I don't know what the overall net benefit would be.

brian-kelley commented 3 years ago

@jhux2 My 2c is that it would be simpler and faster to just reconstruct the graph after dropping. SpGEMM is very memory intensive and may read out each row of B many times (once each time it appears as a column entry of A). So doing some kind of mask structure, or just reading directly from values would effectively double the number of accesses it does.

But rebuilding the local matrix without explicit zeros is simple and fast - a reduce to count the nonzeros, and a scan to fill them into the new matrix. We already have the maps, and we don't care about sorting/merging, so we could use expertStaticFillComplete which is supposed to be fast.

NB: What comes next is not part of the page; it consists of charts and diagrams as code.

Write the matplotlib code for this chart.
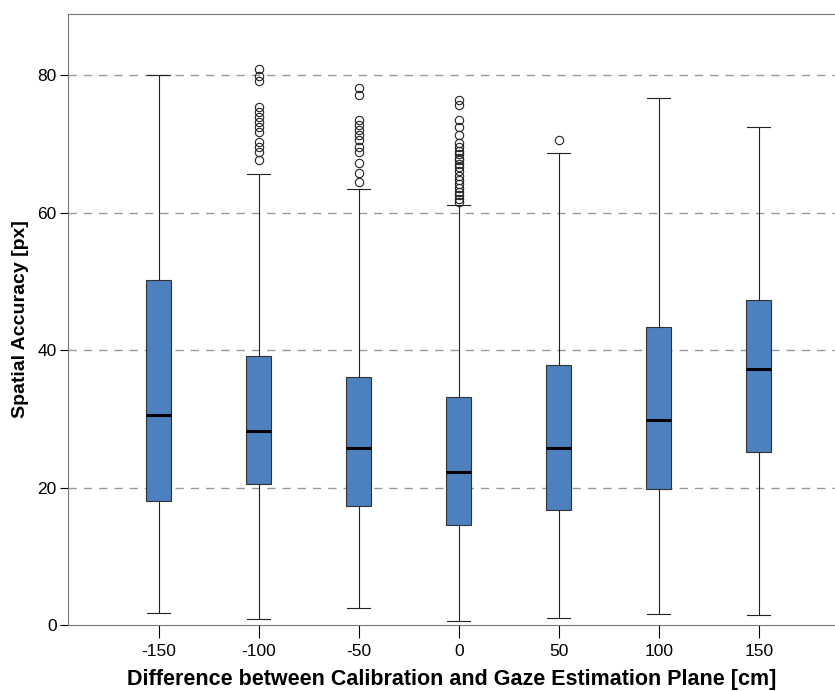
import matplotlib.pyplot as plt

plt.rcParams['font.family'] = ['Liberation Sans', 'DejaVu Sans']

# Box summaries per plane offset (in px)
offsets = ['-150', '-100', '-50', '0', '50', '100', '150']
whis_lo = [1.7, 0.9, 2.5, 0.6, 1.0, 1.6, 1.5]
q1 = [18.0, 20.5, 17.3, 14.5, 16.7, 19.8, 25.2]
medians = [30.6, 28.2, 25.8, 22.2, 25.7, 29.9, 37.2]
q3 = [50.2, 39.1, 36.1, 33.2, 37.8, 43.3, 47.3]
whis_hi = [80.0, 65.6, 63.4, 61.1, 68.7, 76.7, 72.4]
outliers = [
    [],
    [80.9, 79.9, 79.1, 75.3, 74.6, 73.9, 73.2, 72.4, 71.7, 70.3, 69.5, 68.8, 67.6],
    [78.1, 77.1, 73.5, 72.7, 72.0, 71.3, 70.5, 69.5, 68.8, 67.2, 65.7, 64.4],
    [76.4, 75.6, 73.5, 72.5, 71.3, 70.2, 69.5, 69.0, 68.5, 68.0, 67.6, 67.1,
     66.6, 66.0, 65.4, 64.8, 64.2, 63.6, 63.0, 62.5, 62.0, 61.6],
    [70.5],
    [],
    [],
]

stats = []
for i in range(len(offsets)):
    stats.append({'whislo': whis_lo[i], 'q1': q1[i], 'med': medians[i],
                  'q3': q3[i], 'whishi': whis_hi[i], 'fliers': outliers[i]})

fig = plt.figure(figsize=(8.35, 6.91), dpi=100)
ax = fig.add_axes([0.0814, 0.0955, 0.9186, 0.8842])

pos = list(range(len(offsets)))
ax.bxp(stats, positions=pos, widths=0.25, patch_artist=True,
       boxprops=dict(facecolor='#4d80bf', edgecolor='#333333', linewidth=0.8),
       medianprops=dict(color='black', linewidth=2.2),
       whiskerprops=dict(color='#222222', linewidth=0.8),
       capprops=dict(color='#222222', linewidth=0.8),
       capwidths=0.23,
       flierprops=dict(marker='o', markerfacecolor='none', markeredgecolor='#222222',
                       markersize=6, markeredgewidth=0.8),
       zorder=3)

ax.set_xlim(-0.91, 6.76)
ax.set_ylim(0, 88.9)
ax.set_yticks([0, 20, 40, 60, 80])
ax.set_xticks(pos)
ax.set_xticklabels(offsets)

for y in [20, 40, 60, 80]:
    ax.axhline(y, color='#999999', linestyle=(0, (6, 5)), linewidth=1, zorder=1)

ax.spines['right'].set_visible(False)
for s in ['left', 'top', 'bottom']:
    ax.spines[s].set_color('#777777')
ax.tick_params(axis='y', length=6, color='black', labelsize=12.5, pad=2)
ax.tick_params(axis='x', length=9, color='black', labelsize=12.5, pad=5)

ax.set_ylabel('Spatial Accuracy [px]', fontsize=14, fontweight='bold', labelpad=6)
ax.set_xlabel('Difference between Calibration and Gaze Estimation Plane [cm]',
              fontsize=15.5, fontweight='bold', labelpad=7)

fig.savefig('out.png', dpi=100)
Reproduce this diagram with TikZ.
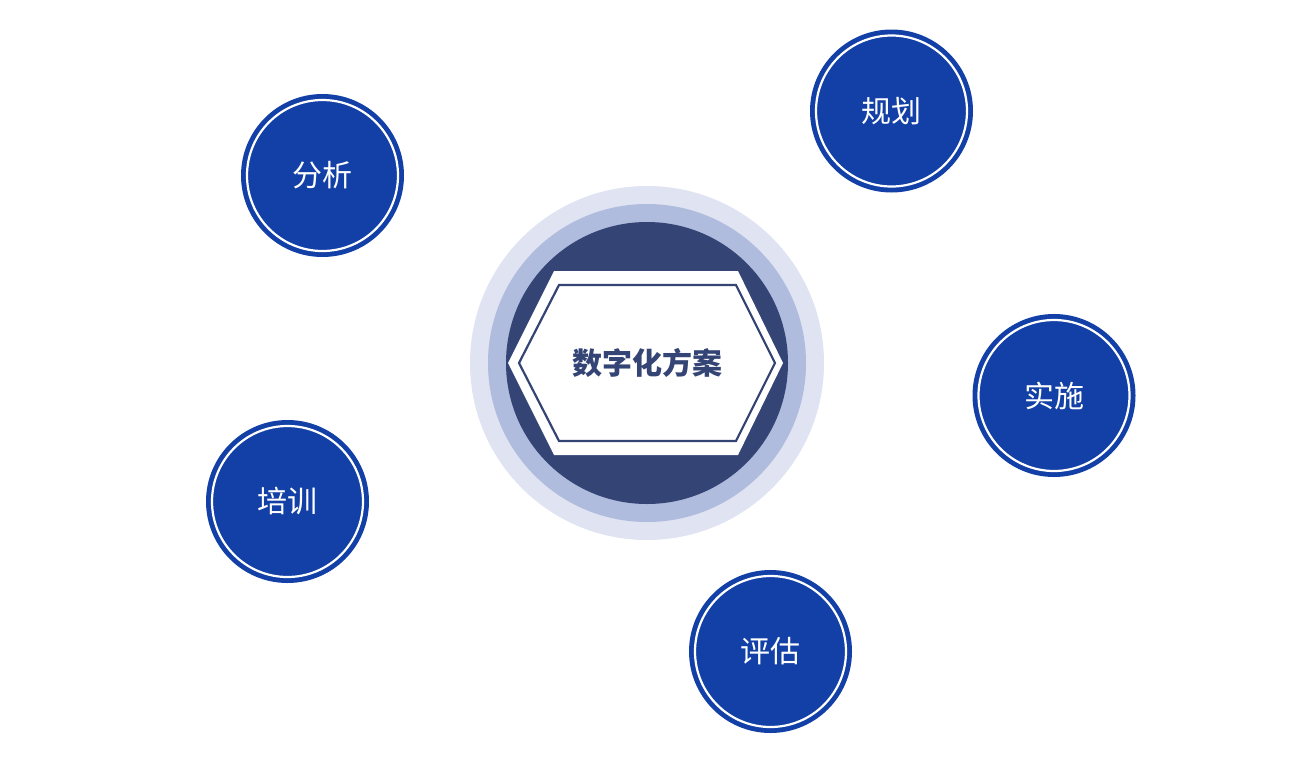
\documentclass[tikz,border=0pt]{standalone}
\usepackage{fontspec}
\newfontfamily\cjk{Noto Sans CJK SC}
\definecolor{cblue}{HTML}{1340A6}
\definecolor{cdark}{HTML}{334475}
\definecolor{cmid}{HTML}{B0BCDD}
\definecolor{clight}{HTML}{DFE3F2}
\tikzset{
  stage/.style={circle, fill=cblue, minimum size=163pt, inner sep=0pt, text=white,
    font=\cjk\fontsize{30}{30}\selectfont},
  ring/.style={draw=white, line width=2.2pt},
}
\begin{document}
\begin{tikzpicture}[x=1pt,y=-1pt]
\useasboundingbox (0,0) rectangle (1296,774);
% center
\fill[clight] (647,363) circle (177);
\fill[cmid] (647,363) circle (159);
\fill[cdark] (647,363) circle (141);
\fill[white] (508,363) -- (554,271) -- (738,271) -- (783,363) -- (738,455) -- (554,455) -- cycle;
\draw[cdark, line width=2.2pt] (519,363) -- (559,285) -- (736,285) -- (775,363) -- (736,441) -- (559,441) -- cycle;
\node (center) at (647,363) {\cjk\bfseries\fontsize{30}{30}\selectfont\textcolor{cdark}{数字化方案}};
% stages
\foreach \n/\x/\y/\t in {fx/322.5/175.5/分析, gh/891.5/111/规划, ss/1054/395.5/实施, pg/770.5/651.5/评估, px/287.5/501.5/培训}{
  \node[stage] (\n) at (\x,\y) {\t};
  \draw[ring] (\n.center) circle (75.5);
}
\end{tikzpicture}
\end{document}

The only downside I can think of is that this approach increases the memory high water mark (in the worst case doubling it, if no entries were dropped). Is running out of memory something that could ever happen in practice? (we're about to do an SpGEMM, so we should have at least enough memory for C, but that could be less than both A and B).

lucbv commented 3 years ago

@jhux2 yes that why I stated:

it ... requires us to modify the implementation of spgemm

@brian-kelley the main computation needed with the filtered A is the calculation of import and export objects that would probably change since the column space would change for A. There rest is indeed computationally cheap. Regarding the memory foot print, we hope that it would not be an issue but on the finest level that would still be a significant memory increase, assuming we generally do not drop more than say 20% of entries then would still need to allocate 80% of A.

jhux2 commented 3 years ago

@lucbv said:

the main computation needed with the filtered A is the calculation of import and export objects that would probably change since the column space would change for A. There rest is indeed computationally cheap.

@lucbv Thanks. That's exactly what concerns me, not so much the memory high water mark. @brian-kelley But maybe there's a way to build the import/export object cheaply by leveraging those from the original matrix.

srajama1 commented 3 years ago

What @brian-kelley is proposing and what I proposed is in the similar spirit. Just use the memory for better design and long term maintenance of the software.

Thinking more about it, I don't know how this is too much extra memory. A and A_f get stored any way. What I am saying is the store the graph of A_f, which is the same order as the values array for A_f that you store + a pointer array.

What @brian-kelley is saying is compute the result and add a helper to drop entries and compress matrix. We could give this helper (input is a CRS matrix, o/p is a new CRS matrix with zeroes dropped) if that is useful. You could call it from MueLu or Tpetra.

The second one just increases the high watermark for the memory.

jhux2 commented 3 years ago

@srajama1 @brian-kelley @lucbv Thanks for the good discussion. Thinking it over, I now agree with Brian that the import (export) object would still be valid because the column indices of the matrix with zeros removed are a subset of the column indices of the original matrix. expertStaticFillComplete recomputes the column map, so there's some communication, but the really heavy operation of creating an import (export) object is avoided.